- REQUIREMENTS
Beginning at the first line of the data, print each line exactly, stopping after the line that contains "0.519, 0.503, 0.486];".

━━━━━━━━━━━━━━━━

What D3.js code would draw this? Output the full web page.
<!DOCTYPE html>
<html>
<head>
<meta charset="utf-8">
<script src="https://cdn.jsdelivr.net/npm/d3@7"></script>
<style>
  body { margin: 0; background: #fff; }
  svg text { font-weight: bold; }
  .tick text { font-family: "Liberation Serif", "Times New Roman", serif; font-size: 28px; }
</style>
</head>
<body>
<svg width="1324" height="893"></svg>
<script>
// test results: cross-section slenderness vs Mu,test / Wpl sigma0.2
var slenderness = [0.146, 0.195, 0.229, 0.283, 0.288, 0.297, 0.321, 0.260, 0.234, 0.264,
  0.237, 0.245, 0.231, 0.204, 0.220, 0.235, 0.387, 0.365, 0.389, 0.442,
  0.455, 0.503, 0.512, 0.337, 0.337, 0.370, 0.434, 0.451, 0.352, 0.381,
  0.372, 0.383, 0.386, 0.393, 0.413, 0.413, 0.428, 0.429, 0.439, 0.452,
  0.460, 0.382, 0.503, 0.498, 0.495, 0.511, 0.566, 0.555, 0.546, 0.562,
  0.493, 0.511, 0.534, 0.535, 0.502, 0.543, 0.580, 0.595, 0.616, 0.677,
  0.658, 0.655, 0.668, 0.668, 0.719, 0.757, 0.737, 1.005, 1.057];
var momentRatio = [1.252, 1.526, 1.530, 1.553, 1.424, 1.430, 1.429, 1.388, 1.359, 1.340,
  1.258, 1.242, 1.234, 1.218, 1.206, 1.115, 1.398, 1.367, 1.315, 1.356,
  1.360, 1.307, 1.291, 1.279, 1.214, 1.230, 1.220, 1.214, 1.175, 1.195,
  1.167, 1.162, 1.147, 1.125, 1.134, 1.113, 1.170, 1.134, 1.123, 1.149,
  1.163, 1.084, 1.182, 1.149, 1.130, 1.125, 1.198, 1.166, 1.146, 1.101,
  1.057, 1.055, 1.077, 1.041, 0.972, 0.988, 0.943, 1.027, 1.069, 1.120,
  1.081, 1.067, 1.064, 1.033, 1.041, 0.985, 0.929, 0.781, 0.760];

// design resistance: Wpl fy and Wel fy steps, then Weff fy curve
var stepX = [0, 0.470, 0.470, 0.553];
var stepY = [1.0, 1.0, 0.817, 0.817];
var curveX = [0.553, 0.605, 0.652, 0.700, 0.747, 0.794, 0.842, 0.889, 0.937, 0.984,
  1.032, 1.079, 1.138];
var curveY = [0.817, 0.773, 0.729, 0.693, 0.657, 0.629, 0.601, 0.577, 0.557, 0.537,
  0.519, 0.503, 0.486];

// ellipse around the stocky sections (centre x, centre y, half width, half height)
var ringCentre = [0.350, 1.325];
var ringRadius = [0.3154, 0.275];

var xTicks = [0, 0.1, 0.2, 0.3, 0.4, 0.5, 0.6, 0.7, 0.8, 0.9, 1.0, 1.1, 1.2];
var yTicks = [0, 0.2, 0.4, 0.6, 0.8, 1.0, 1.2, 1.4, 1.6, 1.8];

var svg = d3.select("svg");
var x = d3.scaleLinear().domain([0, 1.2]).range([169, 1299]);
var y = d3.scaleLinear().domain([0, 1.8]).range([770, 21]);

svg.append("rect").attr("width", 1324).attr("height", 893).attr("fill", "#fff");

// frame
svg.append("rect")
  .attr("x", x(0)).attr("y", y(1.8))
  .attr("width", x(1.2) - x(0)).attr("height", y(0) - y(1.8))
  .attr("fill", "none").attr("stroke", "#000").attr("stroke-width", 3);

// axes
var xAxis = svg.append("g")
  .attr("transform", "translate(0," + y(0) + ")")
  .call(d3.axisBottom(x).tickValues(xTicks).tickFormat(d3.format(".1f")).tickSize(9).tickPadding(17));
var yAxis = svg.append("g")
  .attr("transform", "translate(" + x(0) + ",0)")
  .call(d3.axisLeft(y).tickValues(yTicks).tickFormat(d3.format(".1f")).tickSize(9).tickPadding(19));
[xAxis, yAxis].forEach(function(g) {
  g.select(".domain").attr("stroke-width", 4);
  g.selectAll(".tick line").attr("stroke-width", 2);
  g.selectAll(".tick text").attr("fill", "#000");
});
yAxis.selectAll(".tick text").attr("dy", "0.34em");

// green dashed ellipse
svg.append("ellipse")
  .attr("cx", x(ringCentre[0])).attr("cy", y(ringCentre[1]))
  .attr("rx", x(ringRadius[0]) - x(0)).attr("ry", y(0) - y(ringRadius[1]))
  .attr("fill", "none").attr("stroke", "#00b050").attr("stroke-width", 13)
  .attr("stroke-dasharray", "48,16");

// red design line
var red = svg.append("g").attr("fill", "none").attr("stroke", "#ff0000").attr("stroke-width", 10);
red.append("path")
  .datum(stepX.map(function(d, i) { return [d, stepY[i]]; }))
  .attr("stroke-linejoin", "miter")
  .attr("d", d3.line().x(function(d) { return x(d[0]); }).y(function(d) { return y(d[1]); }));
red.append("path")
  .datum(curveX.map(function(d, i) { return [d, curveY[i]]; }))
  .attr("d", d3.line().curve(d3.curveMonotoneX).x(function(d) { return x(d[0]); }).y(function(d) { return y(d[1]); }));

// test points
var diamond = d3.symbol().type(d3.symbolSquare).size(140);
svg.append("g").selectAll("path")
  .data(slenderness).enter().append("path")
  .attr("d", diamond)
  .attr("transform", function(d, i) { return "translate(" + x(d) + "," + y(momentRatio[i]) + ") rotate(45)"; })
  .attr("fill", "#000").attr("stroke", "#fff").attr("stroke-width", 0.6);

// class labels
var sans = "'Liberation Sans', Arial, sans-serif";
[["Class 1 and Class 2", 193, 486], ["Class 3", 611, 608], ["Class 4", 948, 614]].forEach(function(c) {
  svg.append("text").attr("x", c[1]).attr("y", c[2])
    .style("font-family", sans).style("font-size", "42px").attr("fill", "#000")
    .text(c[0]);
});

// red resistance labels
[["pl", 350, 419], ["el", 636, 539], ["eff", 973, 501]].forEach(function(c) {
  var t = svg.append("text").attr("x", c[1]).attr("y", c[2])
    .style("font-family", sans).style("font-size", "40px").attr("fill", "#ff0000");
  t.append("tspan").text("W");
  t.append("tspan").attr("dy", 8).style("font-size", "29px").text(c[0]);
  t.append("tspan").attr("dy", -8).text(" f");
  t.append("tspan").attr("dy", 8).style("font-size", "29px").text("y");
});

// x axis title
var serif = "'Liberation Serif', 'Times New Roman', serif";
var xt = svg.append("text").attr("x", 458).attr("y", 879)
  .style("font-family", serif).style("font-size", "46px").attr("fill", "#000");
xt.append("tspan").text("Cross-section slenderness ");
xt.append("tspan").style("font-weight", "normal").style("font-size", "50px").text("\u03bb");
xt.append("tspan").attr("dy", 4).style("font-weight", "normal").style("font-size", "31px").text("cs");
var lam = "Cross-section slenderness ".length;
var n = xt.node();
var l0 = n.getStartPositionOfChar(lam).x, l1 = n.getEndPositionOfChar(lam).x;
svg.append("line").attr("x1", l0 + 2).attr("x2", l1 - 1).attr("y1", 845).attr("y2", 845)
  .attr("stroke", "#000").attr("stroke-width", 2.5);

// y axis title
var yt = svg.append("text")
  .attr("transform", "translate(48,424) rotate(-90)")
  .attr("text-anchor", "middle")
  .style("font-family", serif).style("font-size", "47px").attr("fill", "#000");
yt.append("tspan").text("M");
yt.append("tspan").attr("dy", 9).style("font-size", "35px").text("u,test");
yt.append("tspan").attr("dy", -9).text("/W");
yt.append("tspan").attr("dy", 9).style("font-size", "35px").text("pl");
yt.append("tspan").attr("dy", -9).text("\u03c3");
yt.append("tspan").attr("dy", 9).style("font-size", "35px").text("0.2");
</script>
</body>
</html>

━━━━━━━━━━━━━━━━

- RESULT FOR THIS EXERCISE
What D3.js code would draw this? Output the full web page.
<!DOCTYPE html>
<html>
<head>
<meta charset="utf-8">
<script src="https://cdn.jsdelivr.net/npm/d3@7"></script>
<style>
  body { margin: 0; background: #fff; }
  svg text { font-weight: bold; }
  .tick text { font-family: "Liberation Serif", "Times New Roman", serif; font-size: 28px; }
</style>
</head>
<body>
<svg width="1324" height="893"></svg>
<script>
// test results: cross-section slenderness vs Mu,test / Wpl sigma0.2
var slenderness = [0.146, 0.195, 0.229, 0.283, 0.288, 0.297, 0.321, 0.260, 0.234, 0.264,
  0.237, 0.245, 0.231, 0.204, 0.220, 0.235, 0.387, 0.365, 0.389, 0.442,
  0.455, 0.503, 0.512, 0.337, 0.337, 0.370, 0.434, 0.451, 0.352, 0.381,
  0.372, 0.383, 0.386, 0.393, 0.413, 0.413, 0.428, 0.429, 0.439, 0.452,
  0.460, 0.382, 0.503, 0.498, 0.495, 0.511, 0.566, 0.555, 0.546, 0.562,
  0.493, 0.511, 0.534, 0.535, 0.502, 0.543, 0.580, 0.595, 0.616, 0.677,
  0.658, 0.655, 0.668, 0.668, 0.719, 0.757, 0.737, 1.005, 1.057];
var momentRatio = [1.252, 1.526, 1.530, 1.553, 1.424, 1.430, 1.429, 1.388, 1.359, 1.340,
  1.258, 1.242, 1.234, 1.218, 1.206, 1.115, 1.398, 1.367, 1.315, 1.356,
  1.360, 1.307, 1.291, 1.279, 1.214, 1.230, 1.220, 1.214, 1.175, 1.195,
  1.167, 1.162, 1.147, 1.125, 1.134, 1.113, 1.170, 1.134, 1.123, 1.149,
  1.163, 1.084, 1.182, 1.149, 1.130, 1.125, 1.198, 1.166, 1.146, 1.101,
  1.057, 1.055, 1.077, 1.041, 0.972, 0.988, 0.943, 1.027, 1.069, 1.120,
  1.081, 1.067, 1.064, 1.033, 1.041, 0.985, 0.929, 0.781, 0.760];

// design resistance: Wpl fy and Wel fy steps, then Weff fy curve
var stepX = [0, 0.470, 0.470, 0.553];
var stepY = [1.0, 1.0, 0.817, 0.817];
var curveX = [0.553, 0.605, 0.652, 0.700, 0.747, 0.794, 0.842, 0.889, 0.937, 0.984,
  1.032, 1.079, 1.138];
var curveY = [0.817, 0.773, 0.729, 0.693, 0.657, 0.629, 0.601, 0.577, 0.557, 0.537,
  0.519, 0.503, 0.486];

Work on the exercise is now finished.